Assim, ao lado das prateleiras repletas de edições também encontradas nas demais livrarias da capital cearense e, mais facilmente ainda, na internet, estão os famosos blocos. Ora, apenas em um dia, informou a assessoria de imprensa da livraria, 877 Moleskines foram vendidos. Somente um jovem estudante de cinema arrebatou nada menos que 36 bloquinhos. “Cada um de um modelo diferente”, assegurou a moça quase simpática que toca a comunicação da empresa, uma moreninha angulosa de riso fácil. A intenção do rapaz, ela continua, era distribuir os mimos entre os trinta primeiros seguidores que reproduzissem no blog de micropostagens Twitter uma mensagem promocional cujo teor não recorda.


Reparem que os Moleskines nos acompanham há bastante tempo.

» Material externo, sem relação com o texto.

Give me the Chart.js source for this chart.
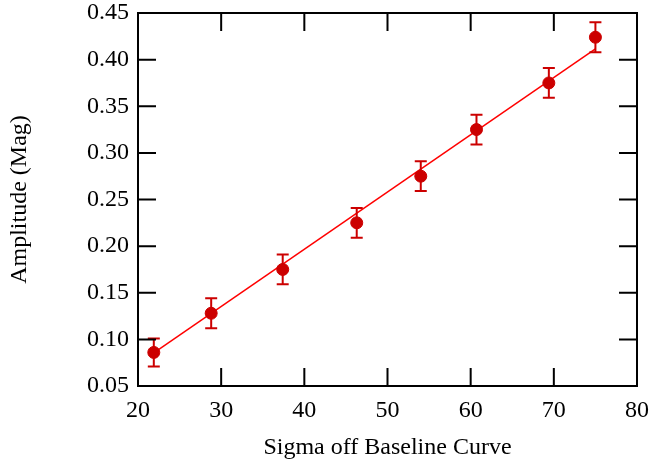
<!DOCTYPE html>
<html>
<head>
<meta charset="utf-8">
<script src="https://cdn.jsdelivr.net/npm/chart.js@4"></script>
<style>
  body { margin: 0; background: #ffffff; }
  #wrap { width: 652px; height: 461px; }
</style>
</head>
<body>
<div id="wrap"><canvas id="myChart" width="652" height="461"></canvas></div>
<script>
const sigmaValues = [21.9, 28.8, 37.4, 46.3, 54.0, 60.7, 69.4, 75.0];
const amplitudeValues = [0.086, 0.128, 0.175, 0.225, 0.275, 0.325, 0.375, 0.424];
const amplitudeErrors = [0.015, 0.016, 0.016, 0.016, 0.016, 0.016, 0.016, 0.016];

// straight line fit, end points
const fitX = [21.9, 75.0];
const fitY = [0.0856, 0.4115];

const xTicks = [20, 30, 40, 50, 60, 70, 80];
const yTicks = [0.05, 0.10, 0.15, 0.20, 0.25, 0.30, 0.35, 0.40, 0.45];

const pointColor = '#cc0000';
const fitColor = '#ff0000';
const serif = 'Liberation Serif';

// error bars drawn with the chart scales
const errorBarPlugin = {
    id: 'errorBars',
    afterDatasetsDraw(chart) {
        const ctx = chart.ctx;
        const xs = chart.scales.x;
        const ys = chart.scales.y;
        ctx.save();
        ctx.strokeStyle = pointColor;
        ctx.lineWidth = 2;
        for (let i = 0; i < sigmaValues.length; i++) {
            const px = xs.getPixelForValue(sigmaValues[i]);
            const top = ys.getPixelForValue(amplitudeValues[i] + amplitudeErrors[i]);
            const bot = ys.getPixelForValue(amplitudeValues[i] - amplitudeErrors[i]);
            ctx.beginPath();
            ctx.moveTo(px, top); ctx.lineTo(px, bot);
            ctx.moveTo(px - 6, top); ctx.lineTo(px + 6, top);
            ctx.moveTo(px - 6, bot); ctx.lineTo(px + 6, bot);
            ctx.stroke();
        }
        ctx.restore();
    }
};

// frame with inward ticks on all four sides
const framePlugin = {
    id: 'frame',
    afterDraw(chart) {
        const ctx = chart.ctx;
        const a = chart.chartArea;
        const xs = chart.scales.x;
        const ys = chart.scales.y;
        const len = 18;
        ctx.save();
        ctx.strokeStyle = '#000000';
        ctx.lineWidth = 2;
        ctx.strokeRect(a.left, a.top, a.right - a.left, a.bottom - a.top);
        ctx.beginPath();
        xTicks.forEach(v => {
            const px = xs.getPixelForValue(v);
            ctx.moveTo(px, a.bottom); ctx.lineTo(px, a.bottom - len);
            ctx.moveTo(px, a.top); ctx.lineTo(px, a.top + len);
        });
        yTicks.forEach(v => {
            const py = ys.getPixelForValue(v);
            ctx.moveTo(a.left, py); ctx.lineTo(a.left + len, py);
            ctx.moveTo(a.right, py); ctx.lineTo(a.right - len, py);
        });
        ctx.stroke();
        ctx.restore();
    }
};

const ctx = document.getElementById('myChart');

new Chart(ctx, {
    data: {
        datasets: [{
            type: 'line',
            label: 'Fit',
            data: fitX.map((x, i) => ({ x: x, y: fitY[i] })),
            borderColor: fitColor,
            borderWidth: 1.5,
            pointRadius: 0,
            fill: false,
            order: 2
        }, {
            type: 'scatter',
            label: 'Amplitude',
            data: sigmaValues.map((x, i) => ({ x: x, y: amplitudeValues[i] })),
            backgroundColor: pointColor,
            borderColor: pointColor,
            pointRadius: 6,
            order: 1
        }]
    },
    plugins: [errorBarPlugin, framePlugin],
    options: {
        responsive: false,
        animation: false,
        layout: { padding: { left: 0, right: 15, top: 13, bottom: 0 } },
        plugins: {
            legend: { display: false },
            tooltip: { enabled: false }
        },
        scales: {
            x: {
                type: 'linear',
                min: 20,
                max: 80,
                afterFit: (scale) => {
                    scale.height = 75;
                    scale.paddingLeft = 0;
                    scale.paddingRight = 0;
                },
                afterBuildTicks: (scale) => { scale.ticks = xTicks.map(v => ({ value: v })); },
                grid: { display: false, drawTicks: false },
                border: { display: false },
                ticks: {
                    padding: 10,
                    color: '#000000',
                    font: { family: serif, size: 24 }
                },
                title: {
                    display: true,
                    text: 'Sigma off Baseline Curve',
                    color: '#000000',
                    font: { family: serif, size: 24, lineHeight: 1 },
                    padding: { top: 0, bottom: 1 }
                }
            },
            y: {
                type: 'linear',
                min: 0.05,
                max: 0.45,
                afterFit: (scale) => {
                    scale.width = 138;
                    scale.paddingTop = 0;
                    scale.paddingBottom = 0;
                },
                afterBuildTicks: (scale) => { scale.ticks = yTicks.map(v => ({ value: v })); },
                grid: { display: false, drawTicks: false },
                border: { display: false },
                ticks: {
                    padding: 9,
                    color: '#000000',
                    font: { family: serif, size: 24 },
                    callback: (v) => Number(v).toFixed(2)
                },
                title: {
                    display: true,
                    text: 'Amplitude (Mag)',
                    color: '#000000',
                    font: { family: serif, size: 24, lineHeight: 1 },
                    padding: { top: 8, bottom: 0 }
                }
            }
        }
    }
});
</script>
</body>
</html>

Precisamente, desde a antiguidade, quando os espíritos mais criativos já tiravam largo proveito das brochuras

POIS BEM. O leitor mediano, para quem se destina o grosso das publicações da editora Abril, inclusive as mais picantes, deve se perguntar: por que diabos esse caderninho de anotações faz tanto sucesso? A dúvida não é de todo estapafúrdia. Ela repousa no fato de que preencher as folhas de gramatura altíssima e qualidade insofismável do livro-objeto não constitui uma atividade rotineira, da qual façam parte os segmentos populares, ou mesmo os intermediários, da sociedade brasileira.

“Trata-se, por definição, de uma prática elitista salpicada de uma áurea intelectual da qual somente lhe roubam o glamour se se esforçarem sobremaneira (ARANTES, Mangueira). Ninguém se atreve a tanto, claro.

TROCANDO EM MIÚDOS, as brochuras, compostas de variadas maneiras e apresentadas sob muitos formatos e cores, integram o rol típico de souvenires mais desejados em todo o mundo. Não à toa, escritores famosos assumiram publicamente que escrever em um Moleskine tornou suas vidas algo mais prática. Delineadas no corpo sinuoso desses mimos, histórias antes sem graça ganhavam um colorido diferente. Não poucos artistas plásticos revelaram: seus trabalhos, quando burilados em um caderninho Moleskine, exibiam uma dimensão jamais pretendida. Músicos eram pródigos em reiterar caráter psicodélico de canções manufaturadas num desses bibelôs.

Artistas como Picasso, Matisse, Van Gogh, Breton e Hemingway são exemplos de que a influência de um Moleskine no processo agônico-criativo do homem moderno é bem mais profunda do que sugerem as pesquisas de apreço às marcas. Intui-se que os volumes deitem grossas raízes na alma do século XX, espraiando-se na do XXI. Exemplo de que as novas gerações também se rendem aos apelos dos monstrinhos de cantos arredondados (odor inconfundível e textura sensual, passando pelo indefectível elástico e pelas capas impermeáveis) é a surpreendente penetração que os livretos, concebidos na Itália mas fabricados na China, alcançam.

NO CEARÁ, além de Will Nogueira, Chico Lopes e Pedro Salgueiro, a avant-garde neopopsambarock encomenda anualmente os seus muitos Moleskines. Agora, com a chegada da livraria, garante-se a oferta dos quitutes da alma. O pensamento cearense agradece.

Por fim, Dave Eggers e Neil Gaiman são a prova de que um Moleskine é quase tão importante quanto a obra completa de Shakespeare. Eles compuseram seus personagens fantásticos rabiscando-lhes as características nos fabulosos cadernos, que também são merecidamente referidos naquela velha canção do Pink Floyd:

I've got a little black book with my poems in.

A PAR DE MAIS essa saborosa novidade, as secretarias de cultura e educação do Estado interrogam-se há meses: se, em vez de computadores e prendas ordinárias (cheques de R$ 1.500, por exemplo), pobres de valor estético e material, as escolas fossem equipadas com Moleskines, nossa média no Índice de Desenvolvimento da Educação Básica (Ideb) não seria de pronto vitaminada?

Ousada, a proposta não encontrou resistência até aqui.